Exactly and only the lines from the first entry through the line with "ax = fig.add_axes([0.150, 0.1185, 0.798, 0.8525])" should be copied, both ends included, with no pictures.
————
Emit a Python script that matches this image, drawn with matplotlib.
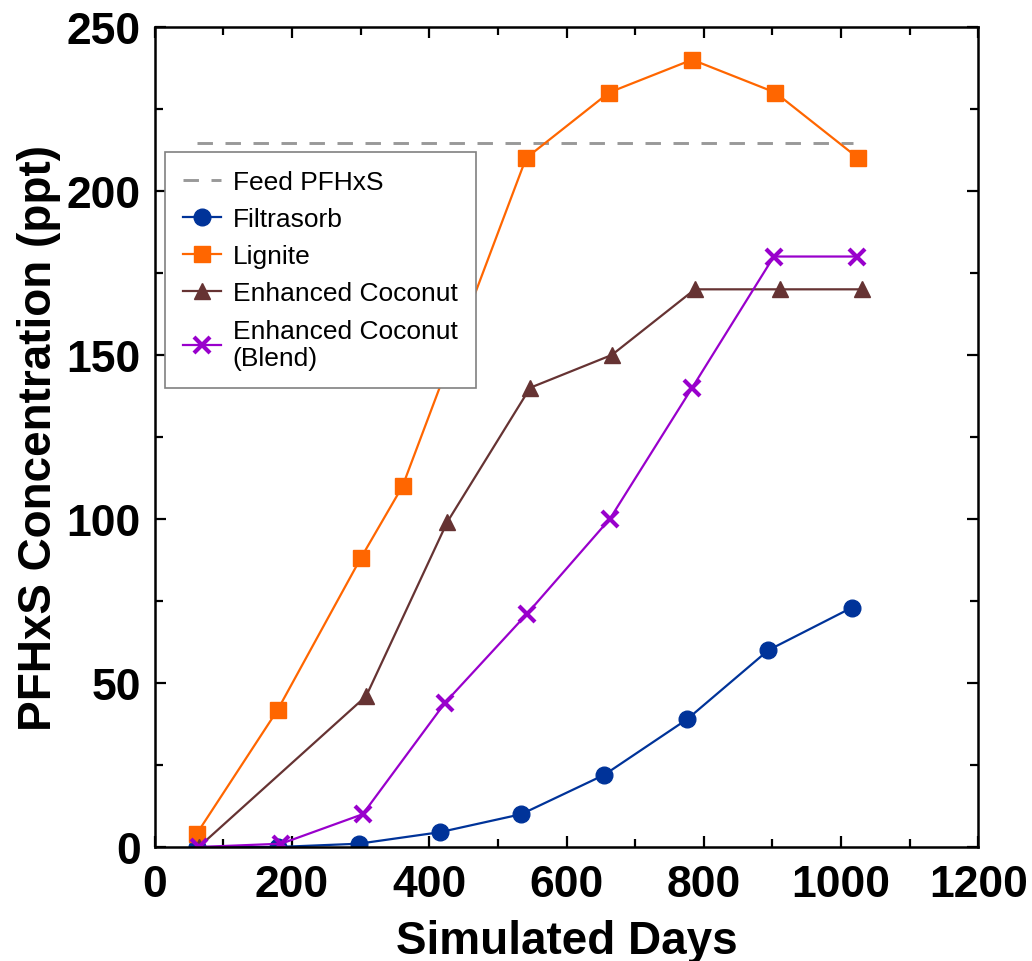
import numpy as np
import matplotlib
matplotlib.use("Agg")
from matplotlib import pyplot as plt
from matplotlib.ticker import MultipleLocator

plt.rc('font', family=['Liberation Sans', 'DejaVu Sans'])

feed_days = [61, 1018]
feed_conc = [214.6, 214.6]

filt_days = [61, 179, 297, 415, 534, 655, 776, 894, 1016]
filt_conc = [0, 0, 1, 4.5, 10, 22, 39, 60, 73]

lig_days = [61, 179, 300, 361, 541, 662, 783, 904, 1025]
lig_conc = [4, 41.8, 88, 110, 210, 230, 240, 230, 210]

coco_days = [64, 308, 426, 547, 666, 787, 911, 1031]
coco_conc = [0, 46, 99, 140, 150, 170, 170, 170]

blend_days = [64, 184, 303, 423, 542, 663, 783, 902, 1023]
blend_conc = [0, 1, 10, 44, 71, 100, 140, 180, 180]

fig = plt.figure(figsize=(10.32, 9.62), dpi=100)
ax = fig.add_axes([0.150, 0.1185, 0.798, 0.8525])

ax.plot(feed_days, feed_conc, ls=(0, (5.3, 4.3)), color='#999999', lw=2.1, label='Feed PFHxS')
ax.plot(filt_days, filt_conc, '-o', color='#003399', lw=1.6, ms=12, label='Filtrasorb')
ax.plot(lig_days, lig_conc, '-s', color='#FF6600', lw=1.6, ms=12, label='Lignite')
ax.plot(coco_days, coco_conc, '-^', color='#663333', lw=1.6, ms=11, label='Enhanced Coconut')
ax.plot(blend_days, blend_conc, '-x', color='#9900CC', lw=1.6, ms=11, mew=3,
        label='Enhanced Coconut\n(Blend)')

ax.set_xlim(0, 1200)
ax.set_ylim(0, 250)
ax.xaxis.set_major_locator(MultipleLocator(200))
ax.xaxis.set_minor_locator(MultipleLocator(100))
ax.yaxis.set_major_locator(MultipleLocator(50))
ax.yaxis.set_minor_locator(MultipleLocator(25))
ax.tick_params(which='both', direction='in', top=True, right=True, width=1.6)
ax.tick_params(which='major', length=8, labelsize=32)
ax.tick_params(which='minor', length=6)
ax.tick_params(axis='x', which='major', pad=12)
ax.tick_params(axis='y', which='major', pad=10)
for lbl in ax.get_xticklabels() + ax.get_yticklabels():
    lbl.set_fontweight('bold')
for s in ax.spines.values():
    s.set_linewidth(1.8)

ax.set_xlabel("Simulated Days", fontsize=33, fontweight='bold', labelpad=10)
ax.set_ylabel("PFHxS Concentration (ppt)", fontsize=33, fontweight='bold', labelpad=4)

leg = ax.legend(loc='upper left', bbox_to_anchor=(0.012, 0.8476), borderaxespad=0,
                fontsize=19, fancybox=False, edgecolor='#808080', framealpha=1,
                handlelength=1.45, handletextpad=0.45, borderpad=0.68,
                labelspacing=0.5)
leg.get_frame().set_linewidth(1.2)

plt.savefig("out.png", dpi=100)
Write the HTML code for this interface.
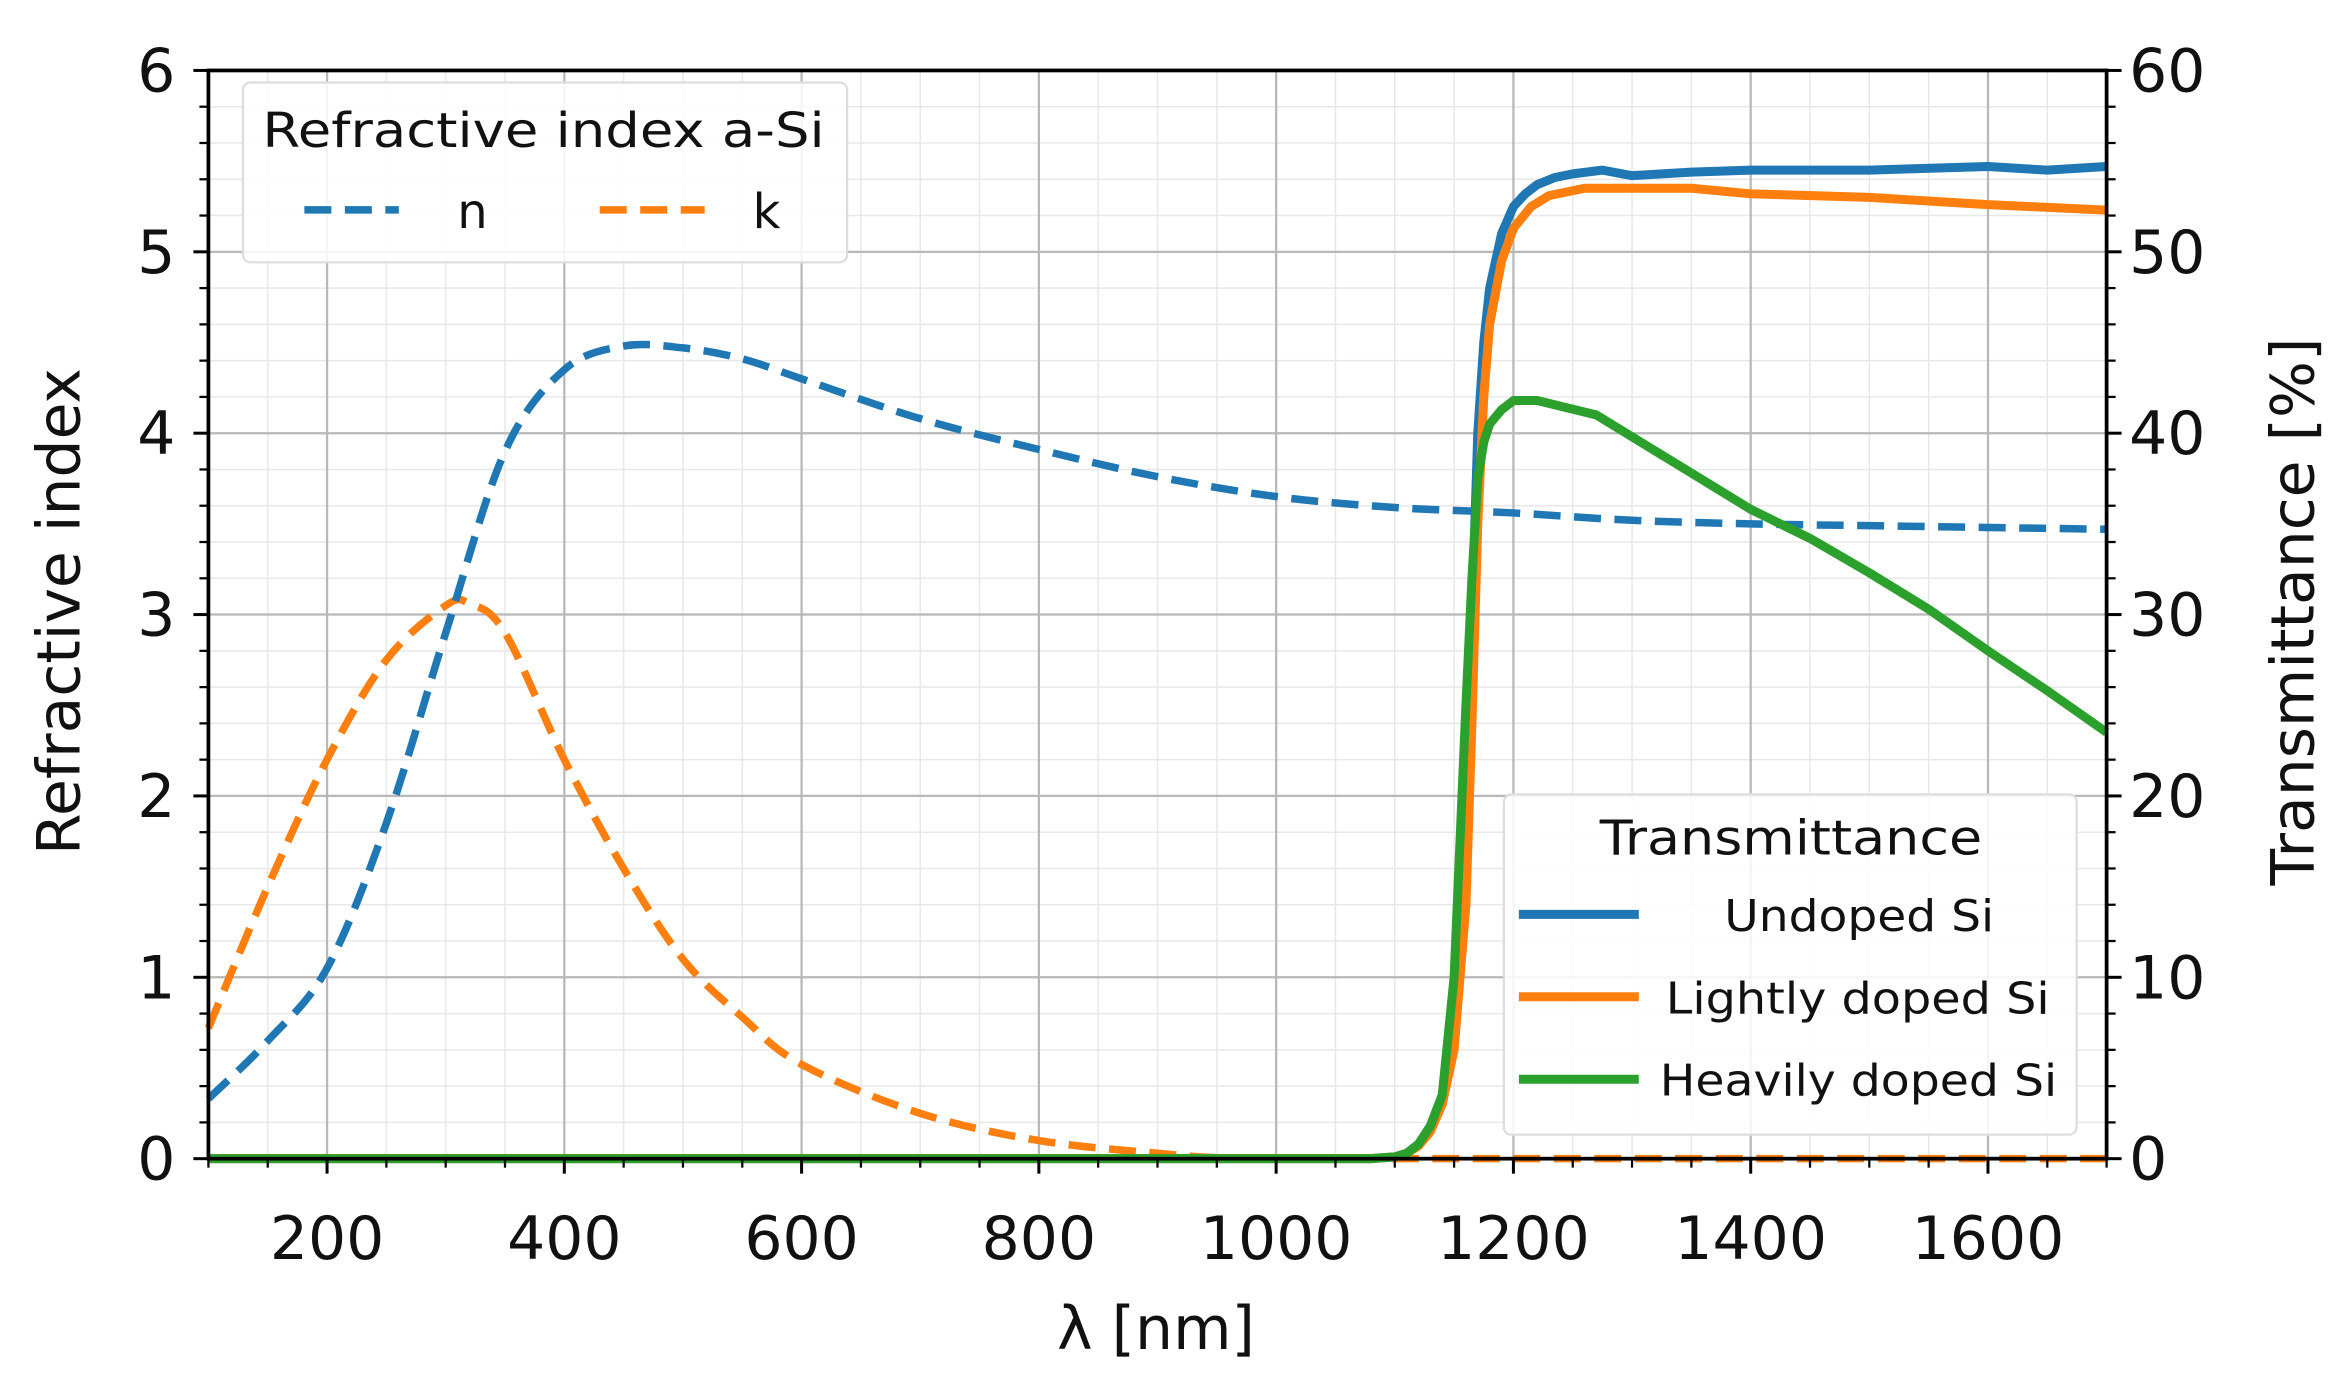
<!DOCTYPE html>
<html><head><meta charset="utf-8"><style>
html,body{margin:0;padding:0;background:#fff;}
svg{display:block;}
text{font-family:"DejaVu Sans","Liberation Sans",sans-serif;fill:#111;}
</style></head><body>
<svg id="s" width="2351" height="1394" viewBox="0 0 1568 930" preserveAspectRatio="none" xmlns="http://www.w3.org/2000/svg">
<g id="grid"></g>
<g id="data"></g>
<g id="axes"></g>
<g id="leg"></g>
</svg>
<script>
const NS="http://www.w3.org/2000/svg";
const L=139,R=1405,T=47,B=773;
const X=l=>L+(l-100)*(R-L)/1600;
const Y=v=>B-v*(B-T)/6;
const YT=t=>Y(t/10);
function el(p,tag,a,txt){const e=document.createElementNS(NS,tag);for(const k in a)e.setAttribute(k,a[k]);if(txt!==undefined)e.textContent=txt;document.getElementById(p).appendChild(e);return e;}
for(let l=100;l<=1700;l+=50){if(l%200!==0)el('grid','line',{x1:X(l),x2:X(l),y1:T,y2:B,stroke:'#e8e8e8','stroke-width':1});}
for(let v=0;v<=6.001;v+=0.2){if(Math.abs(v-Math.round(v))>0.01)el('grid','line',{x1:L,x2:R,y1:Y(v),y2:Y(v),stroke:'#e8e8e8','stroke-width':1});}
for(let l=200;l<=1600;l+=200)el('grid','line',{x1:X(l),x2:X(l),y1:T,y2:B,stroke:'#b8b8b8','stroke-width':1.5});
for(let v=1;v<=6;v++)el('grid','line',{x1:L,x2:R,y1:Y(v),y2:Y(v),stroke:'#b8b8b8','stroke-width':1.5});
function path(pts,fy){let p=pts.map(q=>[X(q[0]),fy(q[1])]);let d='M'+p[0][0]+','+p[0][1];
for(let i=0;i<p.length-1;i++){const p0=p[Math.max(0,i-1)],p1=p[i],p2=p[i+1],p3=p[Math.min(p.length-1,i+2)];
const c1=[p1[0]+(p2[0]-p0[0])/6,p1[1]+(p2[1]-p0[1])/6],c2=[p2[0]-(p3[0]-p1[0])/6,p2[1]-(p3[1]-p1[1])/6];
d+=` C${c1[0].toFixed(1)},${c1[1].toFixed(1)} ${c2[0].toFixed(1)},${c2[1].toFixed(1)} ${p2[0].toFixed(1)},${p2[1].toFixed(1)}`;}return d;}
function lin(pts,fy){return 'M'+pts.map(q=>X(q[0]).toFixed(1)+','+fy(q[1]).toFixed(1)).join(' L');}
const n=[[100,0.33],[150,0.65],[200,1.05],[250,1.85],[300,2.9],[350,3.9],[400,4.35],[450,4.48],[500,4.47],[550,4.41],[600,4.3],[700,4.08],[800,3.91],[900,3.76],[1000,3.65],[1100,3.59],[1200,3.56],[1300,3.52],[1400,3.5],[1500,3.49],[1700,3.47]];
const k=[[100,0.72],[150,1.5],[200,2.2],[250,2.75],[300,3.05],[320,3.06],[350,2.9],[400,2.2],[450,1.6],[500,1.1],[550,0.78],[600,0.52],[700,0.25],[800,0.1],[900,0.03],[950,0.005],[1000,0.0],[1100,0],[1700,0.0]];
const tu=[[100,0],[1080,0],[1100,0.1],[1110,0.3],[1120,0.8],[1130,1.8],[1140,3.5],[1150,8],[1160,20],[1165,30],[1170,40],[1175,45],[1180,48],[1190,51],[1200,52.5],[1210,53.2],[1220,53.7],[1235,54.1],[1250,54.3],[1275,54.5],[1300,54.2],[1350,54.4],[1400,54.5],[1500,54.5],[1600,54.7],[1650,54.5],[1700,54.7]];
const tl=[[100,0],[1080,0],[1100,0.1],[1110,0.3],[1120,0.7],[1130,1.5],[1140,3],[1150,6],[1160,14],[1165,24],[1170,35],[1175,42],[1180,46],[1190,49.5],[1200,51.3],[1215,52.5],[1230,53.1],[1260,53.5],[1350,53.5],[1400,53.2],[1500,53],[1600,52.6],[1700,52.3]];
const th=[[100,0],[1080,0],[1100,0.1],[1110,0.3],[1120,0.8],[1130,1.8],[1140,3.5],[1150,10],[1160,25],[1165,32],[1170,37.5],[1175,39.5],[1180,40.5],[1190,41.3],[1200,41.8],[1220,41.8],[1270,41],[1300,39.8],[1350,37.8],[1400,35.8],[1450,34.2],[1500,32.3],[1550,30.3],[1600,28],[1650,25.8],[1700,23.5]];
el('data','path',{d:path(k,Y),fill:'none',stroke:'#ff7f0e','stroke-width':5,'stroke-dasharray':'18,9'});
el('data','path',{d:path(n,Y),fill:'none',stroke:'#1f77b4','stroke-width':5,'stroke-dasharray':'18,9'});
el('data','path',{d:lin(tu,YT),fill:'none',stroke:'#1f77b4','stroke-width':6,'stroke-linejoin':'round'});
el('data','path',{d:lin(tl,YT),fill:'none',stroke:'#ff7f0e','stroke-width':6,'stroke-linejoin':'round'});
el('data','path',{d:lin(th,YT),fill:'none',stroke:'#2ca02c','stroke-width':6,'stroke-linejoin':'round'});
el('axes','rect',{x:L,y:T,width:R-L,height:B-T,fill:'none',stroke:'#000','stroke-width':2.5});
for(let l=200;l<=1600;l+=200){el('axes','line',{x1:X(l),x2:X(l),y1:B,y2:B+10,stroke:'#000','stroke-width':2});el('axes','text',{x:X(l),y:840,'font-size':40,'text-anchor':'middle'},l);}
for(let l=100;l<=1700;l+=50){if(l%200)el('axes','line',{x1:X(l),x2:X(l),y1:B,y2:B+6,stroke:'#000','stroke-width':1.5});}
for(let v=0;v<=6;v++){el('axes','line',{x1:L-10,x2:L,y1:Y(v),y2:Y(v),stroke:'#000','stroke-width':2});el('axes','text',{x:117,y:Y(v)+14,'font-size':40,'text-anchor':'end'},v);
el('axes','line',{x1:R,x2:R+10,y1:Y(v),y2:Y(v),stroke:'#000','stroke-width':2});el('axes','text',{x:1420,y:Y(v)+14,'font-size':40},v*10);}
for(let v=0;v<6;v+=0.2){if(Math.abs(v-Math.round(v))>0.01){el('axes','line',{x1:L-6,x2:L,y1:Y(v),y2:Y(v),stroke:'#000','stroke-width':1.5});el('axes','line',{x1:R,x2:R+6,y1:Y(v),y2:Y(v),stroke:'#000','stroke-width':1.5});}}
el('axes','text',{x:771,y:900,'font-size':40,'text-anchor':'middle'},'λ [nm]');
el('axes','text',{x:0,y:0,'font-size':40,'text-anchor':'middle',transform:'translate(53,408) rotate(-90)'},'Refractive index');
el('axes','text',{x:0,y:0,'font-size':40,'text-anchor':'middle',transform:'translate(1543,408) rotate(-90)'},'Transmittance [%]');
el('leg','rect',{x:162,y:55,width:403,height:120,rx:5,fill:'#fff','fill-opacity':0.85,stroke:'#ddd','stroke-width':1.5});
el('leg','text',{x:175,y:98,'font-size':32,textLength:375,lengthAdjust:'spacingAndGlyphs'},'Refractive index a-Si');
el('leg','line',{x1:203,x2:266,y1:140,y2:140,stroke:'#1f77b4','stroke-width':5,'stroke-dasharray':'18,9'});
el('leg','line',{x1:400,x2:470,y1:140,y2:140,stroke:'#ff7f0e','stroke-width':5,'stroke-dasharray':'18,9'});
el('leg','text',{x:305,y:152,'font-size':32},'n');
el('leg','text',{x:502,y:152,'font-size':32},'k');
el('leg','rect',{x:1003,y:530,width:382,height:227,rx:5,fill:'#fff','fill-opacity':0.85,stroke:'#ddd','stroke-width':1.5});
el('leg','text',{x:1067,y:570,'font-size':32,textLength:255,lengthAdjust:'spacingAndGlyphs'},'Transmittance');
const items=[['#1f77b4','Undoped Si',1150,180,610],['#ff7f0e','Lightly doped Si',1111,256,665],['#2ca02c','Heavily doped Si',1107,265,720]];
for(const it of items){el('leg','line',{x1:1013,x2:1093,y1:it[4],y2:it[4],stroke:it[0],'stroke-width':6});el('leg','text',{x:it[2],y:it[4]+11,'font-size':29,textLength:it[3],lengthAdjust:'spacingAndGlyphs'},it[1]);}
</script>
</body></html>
————
> [Task result]:
Emit a Python script that matches this image, drawn with matplotlib.
import numpy as np
import matplotlib
matplotlib.use("Agg")
from matplotlib import pyplot as plt
from matplotlib.ticker import MultipleLocator

plt.rc('font', family=['Liberation Sans', 'DejaVu Sans'])

feed_days = [61, 1018]
feed_conc = [214.6, 214.6]

filt_days = [61, 179, 297, 415, 534, 655, 776, 894, 1016]
filt_conc = [0, 0, 1, 4.5, 10, 22, 39, 60, 73]

lig_days = [61, 179, 300, 361, 541, 662, 783, 904, 1025]
lig_conc = [4, 41.8, 88, 110, 210, 230, 240, 230, 210]

coco_days = [64, 308, 426, 547, 666, 787, 911, 1031]
coco_conc = [0, 46, 99, 140, 150, 170, 170, 170]

blend_days = [64, 184, 303, 423, 542, 663, 783, 902, 1023]
blend_conc = [0, 1, 10, 44, 71, 100, 140, 180, 180]

fig = plt.figure(figsize=(10.32, 9.62), dpi=100)
ax = fig.add_axes([0.150, 0.1185, 0.798, 0.8525])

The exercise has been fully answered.